Si bien que lorsque l'euphorie de la Nouvelle Vague fut bel et bien
retombée, faisant place à l'inquiétude des marchands
et à la solitude des artistes, les inventeurs de la politique
des auteurs surent souvent mieux s'organiser que d'autres, au point
que de cette politique, ils ont été les seuls réels
bénéficiaires. Sauf que, par une jolie ruse de la dialectique,
des hommes comme Godard, Truffaut ou Rohmer, s'ils ne furent —
à la différence de ceux qu'ils avaient admirés
et défendus — jamais niés comme auteurs, durent
bricoler au cours des arides années soixante-dix des mini-stratagèmes
de producteurs. En gros, ils devinrent des petits patrons. Ils eurent
plus de chance que ceux, de la même génération,
qui avaient besoin de la résistance d'un producteur pour s'affirmer
comme auteurs. Et a fortiori que ceux qui débutèrent
après eux et qui trouvèrent, prête à leur
être collée, l'étiquette d'« auteur ».
Flattés du mot, beaucoup oublièrent qu'ils auraient
peut-être mieux travaillé dans un cadre plus contraignant
et sans le poids de cette étiquette inhibante. Si bien que
vers la fin des années soixante-dix, on commença à
entendre un peu partout une vague rumeur du genre : « Nous n'avions
rien contre les producteurs... ». C'est de ce discours que les
grands circuits entre temps reconstitués — Gaumont en
tête — héritèrent. Mais le réveil,
tôt ou tard, serait rude. Et ce réveil, c'est pour aujourd'hui.

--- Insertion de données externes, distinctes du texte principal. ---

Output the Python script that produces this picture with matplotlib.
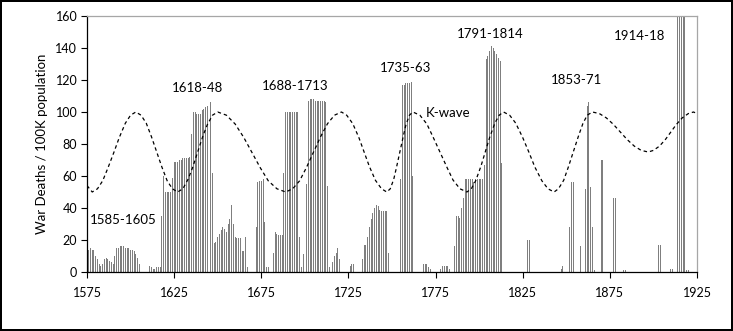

Beaucoup d'egos ont déjà été piétinés.
Entre-temps, ce qui avait disparu, c'était l'interrogation
sur ce petit mot, « auteur ». Comment le définir
? Etait-ce, tout simplement celui qui signait le film ? Ou celui qui,
dans des conditions hostiles, faisait en sorte que son désir
— son « désir de cinéma » —
triomphe de tous les autres et se les assujettisse ? Ou celui qui
est devenu tout pour son film, instigateur, promoteur, scénariste,
réalisateur, acteur, attaché de presse ? Ou encore l'artiste
salarié d'une institution étatique, comme dans les pays
communistes ? Ou le
pionnier franc-tireur d'un pays sans cinéma — comme en
Afrique — « auteur » par définition d'un
film qu'aucune industrie aurait voulu — ou refusé de
— faire à sa place ? Un peu de tout cela, sans doute.
Mais un peu, seulement.
Puisqu'il est question ici, non du concept d'« auteur »
en soi mais de la « politique » des Cahiers d'il y a trente
ans, il est possible de hasarder une hypothèse. La voici. Dans
un art aussi impur que le cinéma, fait par beaucoup de gens
et fait de beaucoup de choses hétérogènes, soumis
à la ratification du public, n'est-il pas raisonnable de penser
qu'il n'y a d'auteur — c'est-à-dire de singularité
— que par rapport à un système — c'est-à-dire
à une norme ? L'auteur ne serait pas seulement celui qui trouve
la force de s'exprimer envers et contre tous mais celui qui, en s'exprimant,
trouve la bonne distance pour dire la vérité du système
auquel il s'arrache. Comme Godard le faisait pour Le Mépris
ou Hitchcock pour Fenêtre sur cour. Les films d'auteurs nous
renseigneraient mieux sur le devenir du système qui les a produits
que les produits aveugles du système lui-même. L'auteur
serait, à la limite, la ligne de fuite par laquelle le système
n'est pas clos, respire, a une histoire.